Direct numerical simulation of microlayer formation and evaporation underneath a growing bubble driven by the local temperature gradient in nucleate boiling

Recently, experiments carried out with high-resolution measurement techniques showed the formation of a thin liquid microlayer (~µm) underneath a growing bubble in nucleate boiling. However, a deep understanding of the heat transfer enhancement induced by this microlayer is still lacking. In this work, we investigate the heat transfer characteristics of the microlayer in the early stage of nucleate boiling by using direct numerical simulations with the PHASTA solver. The microlayer formation and evaporation during the bubble growth driven by the local temperature gradient are simulated and fully resolved by very fine boundary layer meshes and the level-set method. We obtain the microlayer evolution comparable to recent experimental observations for the first time.
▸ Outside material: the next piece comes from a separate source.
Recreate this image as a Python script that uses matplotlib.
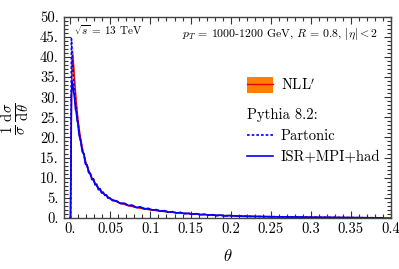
import matplotlib
matplotlib.use("Agg")
import matplotlib.pyplot as plt
from matplotlib.lines import Line2D
from matplotlib.patches import Patch
from matplotlib.ticker import MultipleLocator

plt.rcParams["font.family"] = ["cmr10", "DejaVu Serif"]
plt.rcParams["mathtext.fontset"] = "cm"
plt.rcParams["axes.unicode_minus"] = False

# NLL' prediction (central value and band)
theta_nll = [0.0, 0.001, 0.002, 0.003, 0.004, 0.005, 0.0075, 0.01, 0.0125, 0.015,
             0.02, 0.025, 0.03, 0.035, 0.04, 0.05, 0.06, 0.07, 0.08, 0.09,
             0.1, 0.12, 0.14, 0.16, 0.18, 0.2, 0.22, 0.24, 0.26, 0.28,
             0.3, 0.32, 0.34, 0.36, 0.38, 0.4]
nll_mid = [0.0, 18.0, 38.0, 40.5, 38.0, 35.0, 28.5, 23.5, 20.0, 17.3,
           13.3, 10.7, 8.8, 7.4, 6.3, 4.8, 3.85, 3.2, 2.7, 2.3,
           2.0, 1.5, 1.15, 0.9, 0.7, 0.55, 0.45, 0.36, 0.29, 0.23,
           0.18, 0.14, 0.1, 0.07, 0.05, 0.03]
nll_lo = [0.0, 16.5, 35.0, 37.5, 35.5, 33.0, 27.0, 22.4, 19.1, 16.6,
          12.8, 10.3, 8.5, 7.1, 6.1, 4.65, 3.72, 3.1, 2.62, 2.22,
          1.93, 1.45, 1.1, 0.86, 0.67, 0.52, 0.42, 0.33, 0.27, 0.21,
          0.16, 0.12, 0.09, 0.06, 0.04, 0.02]
nll_hi = [0.0, 19.5, 41.0, 42.5, 40.0, 36.8, 29.8, 24.5, 20.8, 18.0,
          13.8, 11.1, 9.1, 7.7, 6.5, 4.95, 3.98, 3.3, 2.79, 2.38,
          2.07, 1.56, 1.2, 0.94, 0.73, 0.58, 0.48, 0.39, 0.31, 0.25,
          0.2, 0.16, 0.11, 0.08, 0.06, 0.04]

# Pythia 8.2 histograms
theta_py = [0.0, 0.0005, 0.0015, 0.0025, 0.0035, 0.0045, 0.0055, 0.0065, 0.0075, 0.0085,
            0.0095, 0.011, 0.013, 0.015, 0.017, 0.019, 0.021, 0.023, 0.025, 0.027,
            0.029, 0.031, 0.033, 0.035, 0.037, 0.039, 0.041, 0.043, 0.045, 0.047,
            0.049, 0.0525, 0.0575, 0.0625, 0.0675, 0.0725, 0.0775, 0.0825, 0.0875, 0.0925,
            0.0975, 0.1025, 0.1075, 0.1125, 0.1175, 0.1225, 0.1275, 0.1325, 0.1375, 0.1425,
            0.1475, 0.1525, 0.1575, 0.1625, 0.1675, 0.1725, 0.1775, 0.1825, 0.1875, 0.1925,
            0.1975, 0.21, 0.23, 0.25, 0.27, 0.29, 0.31, 0.33, 0.35, 0.37,
            0.39]
partonic = [0.0, 0.0, 44.5, 40.0, 36.5, 33.0, 31.2, 28.3, 27.2, 25.0,
            24.1, 21.2, 19.3, 16.8, 15.7, 13.6, 13.0, 11.4, 11.0, 9.7,
            9.6, 8.4, 8.3, 7.2, 7.2, 6.3, 6.3, 5.7, 5.6, 5.0,
            4.9, 4.4, 4.2, 3.6, 3.6, 3.1, 3.1, 2.6, 2.7, 2.3,
            2.3, 2.0, 2.0, 1.7, 1.75, 1.45, 1.5, 1.25, 1.3, 1.1,
            1.1, 0.95, 1.0, 0.8, 0.85, 0.7, 0.75, 0.6, 0.65, 0.5,
            0.55, 0.45, 0.35, 0.3, 0.25, 0.2, 0.15, 0.12, 0.08, 0.04,
            0.02]
isr_mpi_had = [0.0, 0.0, 31.0, 34.0, 32.5, 31.0, 29.6, 27.0, 26.4, 24.2,
               23.5, 20.6, 19.0, 16.4, 15.9, 13.3, 13.2, 11.2, 11.1, 9.5,
               9.7, 8.2, 8.4, 7.0, 7.3, 6.2, 6.4, 5.6, 5.7, 4.9,
               5.0, 4.3, 4.25, 3.55, 3.65, 3.05, 3.15, 2.55, 2.75, 2.25,
               2.35, 1.95, 2.05, 1.65, 1.8, 1.4, 1.55, 1.2, 1.35, 1.05,
               1.15, 0.9, 1.05, 0.75, 0.9, 0.65, 0.8, 0.55, 0.7, 0.45,
               0.6, 0.42, 0.33, 0.28, 0.24, 0.18, 0.14, 0.1, 0.07, 0.03,
               0.01]

x_ticks = [0.0, 0.05, 0.1, 0.15, 0.2, 0.25, 0.3, 0.35, 0.4]
x_tick_labels = ["0.", "0.05", "0.1", "0.15", "0.2", "0.25", "0.3", "0.35", "0.4"]
y_ticks = [0, 5, 10, 15, 20, 25, 30, 35, 40, 45, 50]
y_tick_labels = ["0.", "5.", "10.", "15.", "20.", "25.", "30.", "35.", "40.", "45.", "50."]

orange = "#ff8000"
red = "#e8000b"
blue = "#0000ff"
dash = (0, (1.6, 1.2))

fig = plt.figure(figsize=(3.99, 2.69), dpi=100)
ax = fig.add_axes([0.160, 0.190, 0.820, 0.748])

ax.fill_between(theta_nll, nll_lo, nll_hi, color=orange, lw=0, zorder=1)
ax.plot(theta_nll, nll_mid, color=red, lw=1.0, zorder=2)
ax.plot(theta_py, partonic, color=blue, lw=1.2, ls=dash, zorder=3)
ax.plot(theta_py, isr_mpi_had, color=blue, lw=1.2, zorder=4)

ax.set_xlim(-0.008, 0.4)
ax.set_ylim(0, 50)
ax.set_xticks(x_ticks)
ax.set_xticklabels(x_tick_labels)
ax.set_yticks(y_ticks)
ax.set_yticklabels(y_tick_labels)
ax.xaxis.set_minor_locator(MultipleLocator(0.01))
ax.yaxis.set_minor_locator(MultipleLocator(1))
ax.tick_params(which="both", direction="in", top=True, right=True,
               labelsize=10.5, width=0.8, color="#333333")
ax.tick_params(which="major", length=5)
ax.tick_params(which="minor", length=2.8)
for spine in ax.spines.values():
    spine.set_linewidth(1.0)
    spine.set_color("#444444")

ax.set_xlabel(r"$\theta$", fontsize=12, labelpad=8)
fig.text(0.04, 0.56, r"$\frac{1}{\sigma}\,\frac{\mathrm{d}\sigma}{\mathrm{d}\theta}$",
         fontsize=15, ha="center", va="center", rotation=90)

ax.text(0.03, 0.935, r"$\sqrt{s}$ = 13 TeV", transform=ax.transAxes,
        fontsize=8, ha="left", va="center")
ax.text(0.96, 0.915, r"$p_T$ = 1000-1200 GeV, $R$ = 0.8, $|\eta| < 2$",
        transform=ax.transAxes, fontsize=8.5, ha="right", va="center")

nll_handle = (Patch(facecolor=orange, edgecolor="none"), Line2D([], [], color=red, lw=1.0))
leg1 = ax.legend([nll_handle], [r"NLL$'$"], loc="upper left",
                 bbox_to_anchor=(0.56, 0.70), frameon=False, fontsize=10.5,
                 handlelength=1.8, handleheight=1.25, handletextpad=0.5,
                 borderaxespad=0, borderpad=0)
ax.add_artist(leg1)

py_handles = [Line2D([], [], color=blue, lw=1.2, ls=dash),
              Line2D([], [], color=blue, lw=1.2)]
leg2 = ax.legend(py_handles, ["Partonic", "ISR+MPI+had"], loc="upper left",
                 bbox_to_anchor=(0.56, 0.545), frameon=False, fontsize=10.5,
                 title="Pythia 8.2:", title_fontsize=10.5, alignment="left",
                 handlelength=1.8, handletextpad=0.5, labelspacing=0.5,
                 borderaxespad=0, borderpad=0)

fig.savefig("out.png", dpi=100)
The detailed microlayer dynamics indicates that the microlayer formation in the early stage of nucleate boiling can be considered a quasi-steady process without contact line motion. Furthermore, we find that the microlayer thickness is not determined by hydrodynamic effects, thus suggesting a rather constant microlayer heat transfer under different hydrodynamic conditions in nucleate boiling. Here, the local heat flux in the microlayer exceeds 20 MW/m2 near the contact line within 0.6 ms after the bubble inception, and the overall heat transfer from the microlayer evaporation contributes over 70% to the bubble growth. This value emphasizes the significance of microlayer evaporation in the modeling of nucleate boiling heat transfer.